Может быть, в России систему KPI для школ как-то неправильно внедрили? Часть негативных эффектов объясняют неумением правильно интерпретировать данные. Ученые, внедрявшие ЕГЭ в России, много раз говорили, что его нельзя напрямую использовать для оценки школ, учителей или губернаторов. Новые методы управления накладываются на старые: показатели вводятся, но прежние способы контроля тоже никуда не исчезают. Считается, что показатели должны выявлять проблемы, но за проблемы и школы, и чиновников наказывают.
Однако похожие последствия отмечают и в других странах: зарегулированность, уменьшение автономии школ, уменьшение времени на преподавание. Например, в Англии каждый четвертый учитель работает больше 60 часов в неделю, и только половина этого времени — уроки. Учителя разрываются между реальными интересами учеников и необходимостью демонстрировать результативность. Данные начинают подтасовывать, чтобы улучшить картину и уменьшить вероятность инспекции.
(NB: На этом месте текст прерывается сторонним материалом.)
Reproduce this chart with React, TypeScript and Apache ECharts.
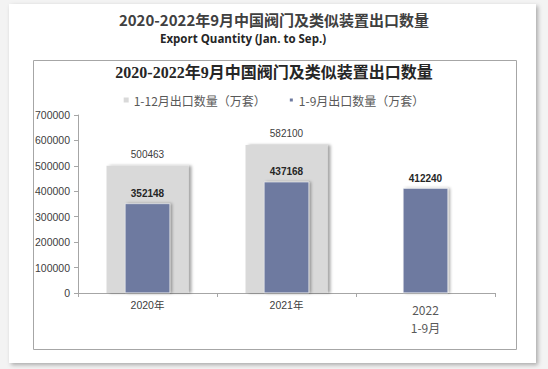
import React, { useEffect, useRef } from "react";
import * as echarts from "echarts";

const categories = ["2020年", "2021年", "2022\n1-9月"];
const fullYear = [500463, 582100, null];
const janToSep = [352148, 437168, 412240];
const seriesNames = ["1-12月出口数量（万套）", "1-9月出口数量（万套）"];
const titleText = "2020-2022年9月中国阀门及类似装置出口数量";
const subtitleText = "Export Quantity (Jan. to Sep.)";

export default function App() {
  const ref = useRef<HTMLDivElement>(null);
  useEffect(() => {
    const chart = echarts.init(ref.current!, null, { renderer: "svg" });
    chart.setOption({
      animation: false,
      backgroundColor: "#f3f3f3",
      graphic: [
        {
          type: "rect",
          shape: { x: 9, y: 4, width: 527, height: 359 },
          style: { fill: "#ffffff", shadowBlur: 4, shadowOffsetX: 2, shadowOffsetY: 2, shadowColor: "rgba(0,0,0,0.3)" },
          z: -10,
        },
        {
          type: "rect",
          shape: { x: 33.5, y: 60.5, width: 483, height: 289 },
          style: { fill: "#ffffff", stroke: "#a6a6a6", lineWidth: 1 },
          z: -9,
        },
      ],
      title: [
        {
          text: titleText,
          left: "center",
          top: 10.5,
          padding: 0,
          textStyle: { fontFamily: "Noto Sans CJK SC", fontWeight: "bold", fontSize: 15, lineHeight: 18, color: "#404040" },
        },
        {
          text: subtitleText,
          left: 160,
          top: 32,
          padding: 0,
          textStyle: { fontFamily: "Open Sans", fontWeight: "bold", fontSize: 11.5, lineHeight: 13, color: "#262626" },
        },
        {
          text: titleText,
          left: "center",
          top: 59,
          textStyle: { fontFamily: "'Liberation Serif', 'Noto Sans CJK SC'", fontWeight: "bold", fontSize: 16, color: "#262626" },
        },
      ],
      legend: {
        top: 89,
        left: "center",
        icon: "rect",
        itemWidth: 5,
        itemHeight: 5,
        itemGap: 22,
        textStyle: { fontFamily: "Noto Sans CJK SC", fontSize: 12, color: "#595959" },
        data: seriesNames,
      },
      grid: { left: 78, right: 53, top: 115, bottom: 76 },
      xAxis: [
        {
          type: "category",
          data: categories,
          axisLine: { lineStyle: { color: "#a6a6a6" } },
          axisTick: { show: true, length: 4, lineStyle: { color: "#a6a6a6" } },
          axisLabel: {
            margin: 7,
            formatter: (v: string) =>
              v.indexOf("\n") >= 0
                ? v.split("\n").map((s) => "{b|" + s + "}").join("\n")
                : "{a|" + v + "}",
            rich: {
              a: { fontFamily: "Liberation Sans, Noto Sans CJK SC", fontSize: 10.5, color: "#404040" },
              b: { fontFamily: "Noto Sans CJK SC", fontSize: 12, color: "#595959", lineHeight: 18 },
            },
          },
        },
        {
          type: "category",
          data: categories,
          show: false,
        },
      ],
      yAxis: {
        type: "value",
        min: 0,
        max: 700000,
        interval: 100000,
        splitLine: { show: false },
        axisLine: { show: true, lineStyle: { color: "#a6a6a6" } },
        axisTick: { show: true, length: 4, lineStyle: { color: "#a6a6a6" } },
        axisLabel: {
          margin: 8,
          formatter: (v: number) => String(v),
          fontFamily: "Liberation Sans",
          fontSize: 10.5,
          color: "#404040",
        },
      },
      series: [
        {
          name: seriesNames[0],
          type: "bar",
          xAxisIndex: 0,
          data: fullYear,
          barWidth: 82,
          itemStyle: {
            color: "#d9d9d9",
            shadowColor: "rgba(0,0,0,0.35)",
            shadowBlur: 3,
            shadowOffsetX: 3,
          },
          label: {
            show: true,
            position: "top",
            distance: 6,
            fontFamily: "Liberation Sans",
            fontSize: 10,
            color: "#404040",
          },
        },
        {
          name: seriesNames[1],
          type: "bar",
          xAxisIndex: 1,
          data: janToSep,
          barWidth: 45,
          itemStyle: {
            color: "#6e7aa0",
            borderColor: "#ffffff",
            borderWidth: 0.5,
            shadowColor: "rgba(0,0,0,0.35)",
            shadowBlur: 3,
            shadowOffsetX: 2,
          },
          label: {
            show: true,
            position: "top",
            distance: 5,
            fontFamily: "Liberation Sans",
            fontWeight: "bold",
            fontSize: 10,
            color: "#262626",
          },
        },
      ],
    });
    return () => chart.dispose();
  }, []);
  return <div ref={ref} style={{ position: "fixed", left: 0, top: 0, width: 548, height: 369 }} />;
}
Самое опасное последствие оценки школ по результатам учеников — рост социального неравенства. Оно усиливается во множестве стран, внедривших рыночные принципы в школьную сферу (Швеция, США, Англия, Голландия, Франция, Чили и др.). Образованные и обеспеченные родители тщательно изучают рейтинги, способны хорошо выбрать школу и помочь ребенку там учиться. Именно их дети показывают самые высокие результаты.
Люди из рабочей среды просто отдают ребенка в школу, ближайшую к дому. У 90% школ с «неблагополучным» контингентом — низкие или средние результаты.
Рейтинги запускают для них порочный круг. Уходят амбициозные учителя и более благополучные ученики, новых привлечь всё сложнее, учащаются проверки и штрафы. Учебный прогресс «слабых» учеников остается незамеченным, так как почти не отражается на показателях. В итоге дети из бедных семей ходят в школы, у которых всё меньше ресурсов.
Идеи правительства Тэтчер оказались настолько логичными и привлекательными, что ими и спустя 40 лет продолжают обосновывать реформы по всему миру. Но на практике оказывается, что система, в которой школам ставят KPI и заставляют их конкурировать за учеников, работает на благо далеко не каждого ребенка.